Boost logo

Boost :

Subject: Re: [boost] [AFIO] Formal review
From: Andrey Semashev (andrey.semashev_at_[hidden])
Date: 2015-08-31 13:39:20


On 31.08.2015 19:18, Niall Douglas wrote:
> On 31 Aug 2015 at 5:26, Jeremy Maitin-Shepard wrote:
>
>> - At the very least, if these fat file handles are kept, a very strong argument
>> needs to be given as a rationale. (Perhaps you have found the overhead to be
>> negligible relative to the cost of the native file handle.)
>
> I really feel the need to strenuously disagree with the notion that
> AFIO has a "fat" handle. People have no comprehension of the cost of
> the open()/CreateFile() system call relative to a shared_ptr or any
> of the other things afio::handle does, and they are fixated on
> judging AFIO's design choice completely inappropriately as a result.
>
> To show what I mean, here is a gist demonstrating how lightweight
> AFIO's handle is relatively speaking:
>
> https://gist.github.com/ned14/affa007440f0568e4aa6
>
> This test simply compares opening and closing a file with the same
> thing plus a shared_ptr creation and destruction.
>
> On Linux: +4.76%
> On Windows: +1.8%.
>
> Before people go "aha!", remember that afio::handle has proper error
> handling and has to configure a number of other items, including
> asking the OS for what its "real" path is and other housekeeping.

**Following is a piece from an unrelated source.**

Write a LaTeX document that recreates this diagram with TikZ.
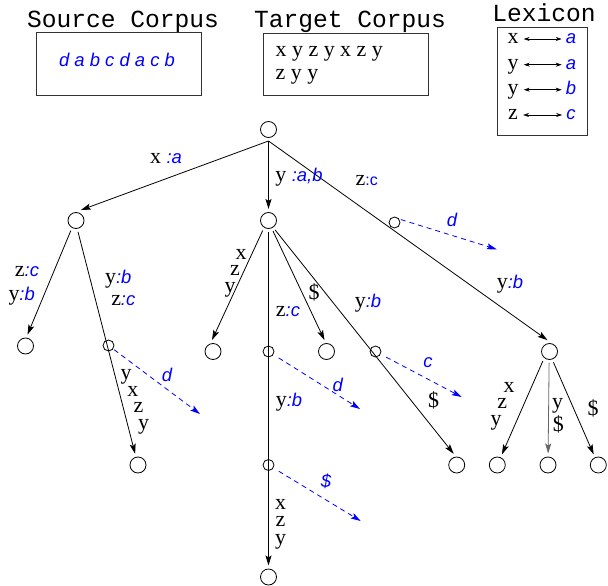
\documentclass[tikz,border=0pt]{standalone}
\usepackage{fontspec}
\setmainfont{Liberation Serif}
\newfontfamily\sansf{Liberation Sans}
\newfontfamily\monof{Liberation Mono}
\usetikzlibrary{arrows.meta}
\definecolor{lblue}{RGB}{0,0,255}
\newcommand\bs[1]{{\color{lblue}\sansf\itshape\fontsize{18.5}{18.5}\selectfont #1}}
\newcommand\bu[1]{{\color{lblue}\sansf\fontsize{16}{16}\selectfont #1}}
\begin{document}
\begin{tikzpicture}[x=1bp,y=-1bp,
  big/.style={circle,draw,line width=0.8bp,minimum size=16bp,inner sep=0pt,outer sep=3.5bp},
  small/.style={circle,draw,line width=0.8bp,minimum size=11bp,inner sep=0pt,outer sep=1.5bp},
  edge/.style={line width=0.8bp},
  arr/.style={edge,-{Stealth[length=10bp,width=6bp,inset=2bp]}},
  darr/.style={lblue,line width=0.8bp,dash pattern=on 5bp off 4bp,-{Stealth[length=10bp,width=6bp,inset=2bp]}},
  lab/.style={inner sep=0pt,font=\fontsize{22}{22}\selectfont},
  stack/.style={inner sep=0pt,align=left,anchor=north west,font=\fontsize{22}{#1}\selectfont},
  tit/.style={inner sep=0pt,anchor=base,font=\monof\fontsize{24.7}{24.7}\selectfont},
  box/.style={draw=black!80,line width=0.9bp,inner sep=0pt},
  lexl/.style={lab,inner xsep=5bp,inner ysep=0pt,text height=10bp,text depth=0pt,anchor=base},
  lexb/.style={inner xsep=4bp,inner ysep=0pt,text height=10bp,text depth=0pt,anchor=base},
  lexarr/.style={line width=0.6bp,{Stealth[length=6bp,width=4bp]}-{Stealth[length=6bp,width=4bp]}}]

\useasboundingbox (0,0) rectangle (608,586);

% titles
\node[tit] (tsrc) at (123,27.3) {Source Corpus};
\node[tit] (ttgt) at (350,27.3) {Target Corpus};
\node[tit] (tlex) at (544,21.7) {Lexicon};

% boxes
\node[box,minimum width=164.4bp,minimum height=62.6bp] (bsrc) at (119,64) {};
\node[box,minimum width=164.7bp,minimum height=62.3bp] (btgt) at (346,64.2) {};
\node[box,minimum width=90.3bp,minimum height=107.7bp] (blex) at (542.2,81.2) {};

\node[inner sep=0pt,anchor=base] (srctext) at (117,66.7) {\bs{d a b c d a c b}};
\node[lab,anchor=base west] (tgt1) at (275.5,56.7) {x y z y x z y};
\node[lab,anchor=base west] (tgt2) at (275.5,79.3) {z y y};

% lexicon
\foreach \ch/\bch/\yy [count=\i] in {x/a/44, y/a/69.7, y/b/94.7, z/c/120} {
  \node[lexl] (lx\i) at (513,\yy) {\ch};
  \node[lexb] (la\i) at (571,\yy) {\bs{\bch}};
  \draw[lexarr] (lx\i) -- (la\i);
}

% tree nodes
\node[big] (R) at (268.5,129.5) {};
\node[big] (L) at (76,220.5) {};
\node[big] (M) at (268.5,220.5) {};
\node[big] (RC) at (549.5,351.5) {};
\node[big] (LL) at (25.5,346) {};
\node[big] (LR) at (138,465) {};
\node[big] (M1) at (213,351.5) {};
\node[big] (M2) at (326.5,351.5) {};
\node[big] (M3) at (456.7,465) {};
\node[big] (M5) at (268.5,577) {};
\node[big] (RC1) at (497.3,465) {};
\node[big] (RC2) at (548,465) {};
\node[big] (RC3) at (598.3,465) {};

\node[small] (S1) at (394.5,222.5) {};
\node[small] (S2) at (108.5,345.5) {};
\node[small] (S3) at (268.5,351.5) {};
\node[small] (S4) at (268.5,465) {};
\node[small] (S5) at (375.5,351.5) {};

% edges
\draw[arr] (R.south) -- (L.65);
\draw[arr] (R.south) -- (M);
\draw[arr] (R.south) -- (RC.100);
\draw[arr] (L.243) -- (LL.80);
\draw[arr] (L.280) -- (LR);
\draw[arr] (M.240) -- (M1.95);
\draw[arr] (M.south) -- (M5);
\draw[arr] (M.293) -- (M2.100);
\draw[arr] (M.305) -- (M3.105);
\draw[arr] (RC.235) -- (RC1);
\draw[arr,black!60] (RC.268) -- (RC2);
\draw[arr] (RC.290) -- (RC3);

% dashed arrows
\coordinate (d1) at (496.7,249.3);
\coordinate (d2) at (200,414);
\coordinate (d3) at (360,409);
\coordinate (d4) at (360.7,521);
\coordinate (d5) at (461.7,397);
\draw[darr] (S1.25) -- (d1);
\draw[darr] (S2) -- (d2);
\draw[darr,shorten <=5bp] (S3) -- (d3);
\draw[darr,shorten <=5bp] (S4) -- (d4);
\draw[darr,shorten <=5bp] (S5) -- (d5);

% labels
\node[lab] (lxa) at (166,159) {x \bs{:a}};
\node[lab] (lyab) at (299,177) {y \bs{:a,b}};
\node[lab] (lzc) at (366.7,181) {z\bu{:c}};
\node[lab] (lyb1) at (510,284) {y\bs{:b}};
\node[inner sep=0pt] (ld1) at (452,220) {\bs{d}};

\node[lab] (lzc1) at (27,271.5) {z\bs{:c}};
\node[lab] (lyb2) at (21.7,296) {y\bs{:b}};
\node[lab] (lyb3) at (118.3,279) {y\bs{:b}};
\node[lab] (lzc2) at (123.3,300.5) {z\bs{:c}};
\node[inner sep=0pt] (ld2) at (167,374.5) {\bs{d}};
\node[stack=16.7] (lrstack) at (120.5,369.2) {y\\\hspace*{6.7bp}x\\\hspace*{12.9bp}z\\\hspace*{17.3bp}y};

\node[stack=16.8] (m1stack) at (224.5,248.9) {\hspace*{10.8bp}x\\\hspace*{5.3bp}z\\y};
\node[lab] (lzc3) at (288,311.7) {z\bs{:c}};
\node[lab] (ldol1) at (314,292.5) {\$};
\node[lab] (lyb4) at (368,303) {y\bs{:b}};
\node[lab] (lyb5) at (289,402) {y\bs{:b}};
\node[inner sep=0pt] (ld3) at (337.7,385) {\bs{d}};
\node[inner sep=0pt] (lc) at (428,363) {\bs{c}};
\node[lab] (ldol2) at (433.5,400) {\$};
\node[inner sep=0pt] (ldol3) at (326,481.7) {\bs{\$}};
\node[stack=17.5,align=center,anchor=north] (m5stack) at (280.5,498.9) {x\\z\\y};

\node[stack=16.5] (rcstack) at (490.5,381.9) {\hspace*{13bp}x\\\hspace*{6.6bp}z\\y};
\node[lab] (lrc4) at (557.7,405.5) {y};
\node[lab] (lrc5) at (558.3,424) {\$};
\node[lab] (lrc6) at (593,408) {\$};

\end{tikzpicture}
\end{document}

Why does the library do that when not asked? Why not collect this data
only when the user requests?

> When I said that the overhead of shared_ptr was about 0.5%, I meant
> it. I benchmarked it before taking the decision.

I think others have pointed that performance is not the only issue with
shared_ptrs.

>> - I'd much prefer native_handle() to return the actual appropriate native handle
>> type for the platform, e.g. int on POSIX, rather than a void *. I'm guessing
>> this is done in order to support alternative dispatchers, that aren't
>> necessarily based on OS files at all, in the future, but perhaps a better way
>> of doing this that doesn't require casting the void* to an int, can be found.
>
> It's more ABI stability.

Stability with respect to what? Do you expect native handles to be
somehow different on the same platform? Or are you trying to maintain
stable ABI across different platforms? Why on earth would you do that?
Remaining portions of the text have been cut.